Task statement:
Look below for the line with "Emit a component" and the line with "const ref = useRef<HTMLCanvasElement"; repeat exactly those two lines and all lines between them, but no pictures.

—————

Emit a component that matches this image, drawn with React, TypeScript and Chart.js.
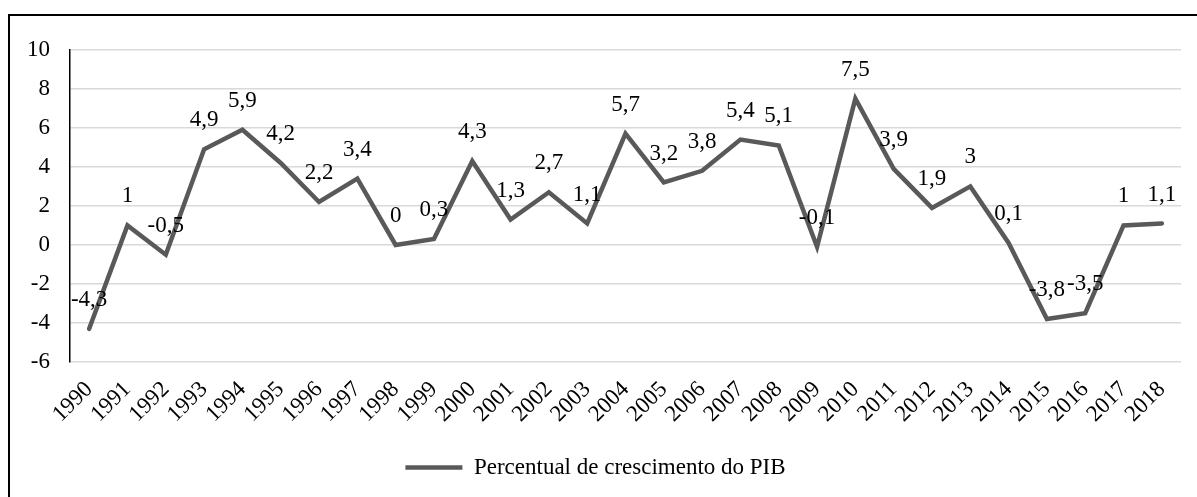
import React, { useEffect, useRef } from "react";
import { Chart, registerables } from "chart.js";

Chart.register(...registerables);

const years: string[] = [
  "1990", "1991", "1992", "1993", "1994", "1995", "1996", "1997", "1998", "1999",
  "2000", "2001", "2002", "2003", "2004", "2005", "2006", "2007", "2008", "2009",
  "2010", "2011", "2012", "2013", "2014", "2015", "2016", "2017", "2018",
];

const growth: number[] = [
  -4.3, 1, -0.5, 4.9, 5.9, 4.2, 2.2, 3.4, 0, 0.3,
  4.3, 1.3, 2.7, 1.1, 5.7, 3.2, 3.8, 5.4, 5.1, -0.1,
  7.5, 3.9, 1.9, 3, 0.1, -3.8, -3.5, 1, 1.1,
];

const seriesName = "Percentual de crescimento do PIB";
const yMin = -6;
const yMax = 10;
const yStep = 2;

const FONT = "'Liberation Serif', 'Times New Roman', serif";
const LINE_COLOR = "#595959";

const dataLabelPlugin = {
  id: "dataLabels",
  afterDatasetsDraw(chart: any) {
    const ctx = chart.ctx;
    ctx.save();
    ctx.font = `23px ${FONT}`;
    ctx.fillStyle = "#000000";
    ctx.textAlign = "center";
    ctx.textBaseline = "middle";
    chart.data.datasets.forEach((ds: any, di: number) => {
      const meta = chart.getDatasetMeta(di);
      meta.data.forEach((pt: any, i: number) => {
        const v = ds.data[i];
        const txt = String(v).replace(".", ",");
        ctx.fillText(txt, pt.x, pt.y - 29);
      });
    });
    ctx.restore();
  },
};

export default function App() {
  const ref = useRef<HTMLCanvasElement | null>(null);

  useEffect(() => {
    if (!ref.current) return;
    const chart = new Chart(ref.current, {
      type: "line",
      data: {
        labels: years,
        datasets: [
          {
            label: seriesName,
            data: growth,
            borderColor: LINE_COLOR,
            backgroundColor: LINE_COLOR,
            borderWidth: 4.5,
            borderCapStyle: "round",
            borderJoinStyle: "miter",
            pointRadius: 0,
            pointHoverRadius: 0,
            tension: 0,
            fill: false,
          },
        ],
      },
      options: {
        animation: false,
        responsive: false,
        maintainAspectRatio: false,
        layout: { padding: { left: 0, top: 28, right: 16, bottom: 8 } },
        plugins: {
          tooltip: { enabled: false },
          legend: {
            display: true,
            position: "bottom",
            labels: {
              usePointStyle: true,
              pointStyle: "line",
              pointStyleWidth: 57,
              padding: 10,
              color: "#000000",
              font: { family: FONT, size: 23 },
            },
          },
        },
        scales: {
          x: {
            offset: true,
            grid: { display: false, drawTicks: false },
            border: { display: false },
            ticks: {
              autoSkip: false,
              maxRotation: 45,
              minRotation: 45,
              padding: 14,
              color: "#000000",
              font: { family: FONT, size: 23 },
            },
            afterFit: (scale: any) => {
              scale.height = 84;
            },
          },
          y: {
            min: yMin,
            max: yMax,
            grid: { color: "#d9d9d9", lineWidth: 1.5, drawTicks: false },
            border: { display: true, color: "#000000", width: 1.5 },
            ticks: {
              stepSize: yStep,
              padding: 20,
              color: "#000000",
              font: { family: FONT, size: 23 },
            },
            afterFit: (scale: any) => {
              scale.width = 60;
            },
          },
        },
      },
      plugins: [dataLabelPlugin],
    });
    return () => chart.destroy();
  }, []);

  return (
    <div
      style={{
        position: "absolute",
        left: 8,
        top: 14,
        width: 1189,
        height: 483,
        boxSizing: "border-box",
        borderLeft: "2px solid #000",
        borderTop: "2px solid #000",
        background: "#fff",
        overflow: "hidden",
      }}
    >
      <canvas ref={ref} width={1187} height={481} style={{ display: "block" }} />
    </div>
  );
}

—————

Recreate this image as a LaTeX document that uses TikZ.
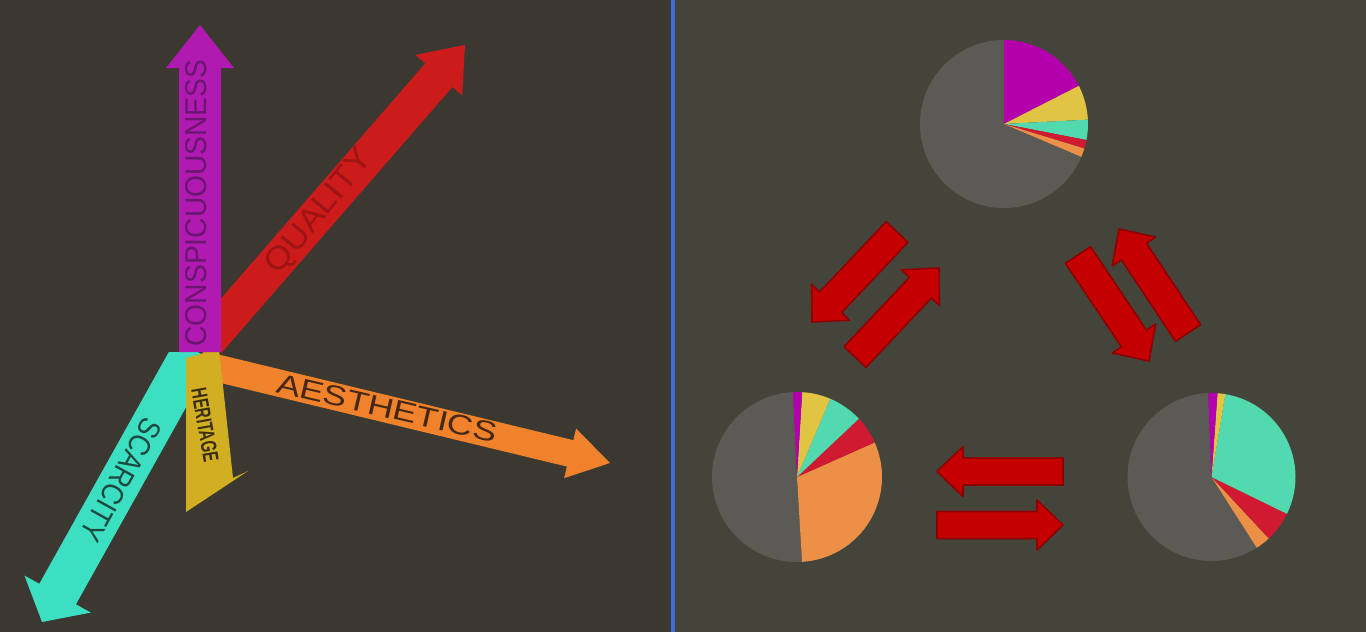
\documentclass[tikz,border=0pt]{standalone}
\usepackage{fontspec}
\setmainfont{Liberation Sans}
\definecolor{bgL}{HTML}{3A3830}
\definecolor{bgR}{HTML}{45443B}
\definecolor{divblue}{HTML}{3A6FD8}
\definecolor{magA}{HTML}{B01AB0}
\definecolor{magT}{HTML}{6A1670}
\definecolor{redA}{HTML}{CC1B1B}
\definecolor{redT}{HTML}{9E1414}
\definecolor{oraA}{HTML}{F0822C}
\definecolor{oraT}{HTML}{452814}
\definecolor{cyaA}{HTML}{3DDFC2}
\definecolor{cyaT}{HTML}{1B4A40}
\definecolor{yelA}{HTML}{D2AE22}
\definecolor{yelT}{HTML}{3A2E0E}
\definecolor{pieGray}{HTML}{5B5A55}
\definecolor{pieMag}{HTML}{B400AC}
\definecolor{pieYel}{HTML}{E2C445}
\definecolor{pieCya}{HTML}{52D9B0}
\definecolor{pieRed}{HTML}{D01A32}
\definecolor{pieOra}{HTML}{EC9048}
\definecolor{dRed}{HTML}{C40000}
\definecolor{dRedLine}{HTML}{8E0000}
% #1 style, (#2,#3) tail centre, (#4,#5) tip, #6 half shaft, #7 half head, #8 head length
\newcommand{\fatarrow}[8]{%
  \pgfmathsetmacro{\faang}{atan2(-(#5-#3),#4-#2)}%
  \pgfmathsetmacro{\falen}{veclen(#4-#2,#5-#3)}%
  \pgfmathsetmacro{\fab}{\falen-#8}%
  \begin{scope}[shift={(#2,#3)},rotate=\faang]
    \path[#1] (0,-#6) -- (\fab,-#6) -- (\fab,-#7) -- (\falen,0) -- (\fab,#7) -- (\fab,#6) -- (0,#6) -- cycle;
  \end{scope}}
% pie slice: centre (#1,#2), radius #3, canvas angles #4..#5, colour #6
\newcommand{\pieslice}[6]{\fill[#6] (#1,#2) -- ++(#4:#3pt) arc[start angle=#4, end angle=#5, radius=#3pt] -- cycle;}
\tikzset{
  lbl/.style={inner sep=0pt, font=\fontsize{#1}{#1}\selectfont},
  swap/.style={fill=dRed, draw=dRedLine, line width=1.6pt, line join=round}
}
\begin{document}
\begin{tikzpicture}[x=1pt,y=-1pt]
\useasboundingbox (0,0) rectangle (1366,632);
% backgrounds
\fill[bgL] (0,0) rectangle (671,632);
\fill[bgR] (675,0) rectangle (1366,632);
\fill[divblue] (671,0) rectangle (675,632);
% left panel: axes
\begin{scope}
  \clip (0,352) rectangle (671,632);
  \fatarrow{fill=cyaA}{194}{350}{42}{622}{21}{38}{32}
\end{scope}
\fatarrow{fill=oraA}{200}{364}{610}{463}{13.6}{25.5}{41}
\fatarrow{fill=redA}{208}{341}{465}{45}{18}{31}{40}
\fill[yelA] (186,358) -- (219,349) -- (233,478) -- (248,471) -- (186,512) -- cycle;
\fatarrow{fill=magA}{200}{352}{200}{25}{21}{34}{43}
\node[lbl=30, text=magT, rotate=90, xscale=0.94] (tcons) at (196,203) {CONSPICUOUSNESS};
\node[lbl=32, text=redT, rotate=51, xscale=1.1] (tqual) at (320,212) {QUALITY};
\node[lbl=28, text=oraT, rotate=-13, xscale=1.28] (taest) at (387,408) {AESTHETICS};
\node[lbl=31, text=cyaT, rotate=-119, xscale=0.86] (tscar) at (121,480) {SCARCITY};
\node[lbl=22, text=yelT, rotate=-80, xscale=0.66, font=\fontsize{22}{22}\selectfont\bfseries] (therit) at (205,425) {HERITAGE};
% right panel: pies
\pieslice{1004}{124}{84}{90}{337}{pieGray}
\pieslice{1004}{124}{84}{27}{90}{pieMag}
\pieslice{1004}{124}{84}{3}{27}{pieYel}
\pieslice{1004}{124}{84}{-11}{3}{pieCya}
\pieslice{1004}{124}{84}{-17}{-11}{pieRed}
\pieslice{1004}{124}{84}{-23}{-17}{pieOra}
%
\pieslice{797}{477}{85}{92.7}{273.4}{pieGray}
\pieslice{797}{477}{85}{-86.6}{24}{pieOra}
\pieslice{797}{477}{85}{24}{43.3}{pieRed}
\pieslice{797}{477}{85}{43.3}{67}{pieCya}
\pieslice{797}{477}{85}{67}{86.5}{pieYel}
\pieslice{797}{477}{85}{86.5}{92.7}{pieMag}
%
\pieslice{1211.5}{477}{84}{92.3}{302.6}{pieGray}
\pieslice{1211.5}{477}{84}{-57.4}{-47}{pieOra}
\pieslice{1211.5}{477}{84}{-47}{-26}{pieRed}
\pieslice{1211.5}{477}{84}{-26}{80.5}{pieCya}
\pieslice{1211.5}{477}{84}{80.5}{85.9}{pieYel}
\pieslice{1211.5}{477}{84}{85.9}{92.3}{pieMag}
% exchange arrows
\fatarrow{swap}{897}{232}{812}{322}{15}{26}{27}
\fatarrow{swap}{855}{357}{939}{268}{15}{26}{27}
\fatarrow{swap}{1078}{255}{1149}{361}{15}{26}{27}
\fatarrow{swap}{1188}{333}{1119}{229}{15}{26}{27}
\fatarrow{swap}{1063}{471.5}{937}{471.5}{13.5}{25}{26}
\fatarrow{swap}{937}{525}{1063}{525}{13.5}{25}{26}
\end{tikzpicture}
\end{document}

—————

Result for this exercise:
Emit a component that matches this image, drawn with React, TypeScript and Chart.js.
import React, { useEffect, useRef } from "react";
import { Chart, registerables } from "chart.js";

Chart.register(...registerables);

const years: string[] = [
  "1990", "1991", "1992", "1993", "1994", "1995", "1996", "1997", "1998", "1999",
  "2000", "2001", "2002", "2003", "2004", "2005", "2006", "2007", "2008", "2009",
  "2010", "2011", "2012", "2013", "2014", "2015", "2016", "2017", "2018",
];

const growth: number[] = [
  -4.3, 1, -0.5, 4.9, 5.9, 4.2, 2.2, 3.4, 0, 0.3,
  4.3, 1.3, 2.7, 1.1, 5.7, 3.2, 3.8, 5.4, 5.1, -0.1,
  7.5, 3.9, 1.9, 3, 0.1, -3.8, -3.5, 1, 1.1,
];

const seriesName = "Percentual de crescimento do PIB";
const yMin = -6;
const yMax = 10;
const yStep = 2;

const FONT = "'Liberation Serif', 'Times New Roman', serif";
const LINE_COLOR = "#595959";

const dataLabelPlugin = {
  id: "dataLabels",
  afterDatasetsDraw(chart: any) {
    const ctx = chart.ctx;
    ctx.save();
    ctx.font = `23px ${FONT}`;
    ctx.fillStyle = "#000000";
    ctx.textAlign = "center";
    ctx.textBaseline = "middle";
    chart.data.datasets.forEach((ds: any, di: number) => {
      const meta = chart.getDatasetMeta(di);
      meta.data.forEach((pt: any, i: number) => {
        const v = ds.data[i];
        const txt = String(v).replace(".", ",");
        ctx.fillText(txt, pt.x, pt.y - 29);
      });
    });
    ctx.restore();
  },
};

export default function App() {
  const ref = useRef<HTMLCanvasElement | null>(null);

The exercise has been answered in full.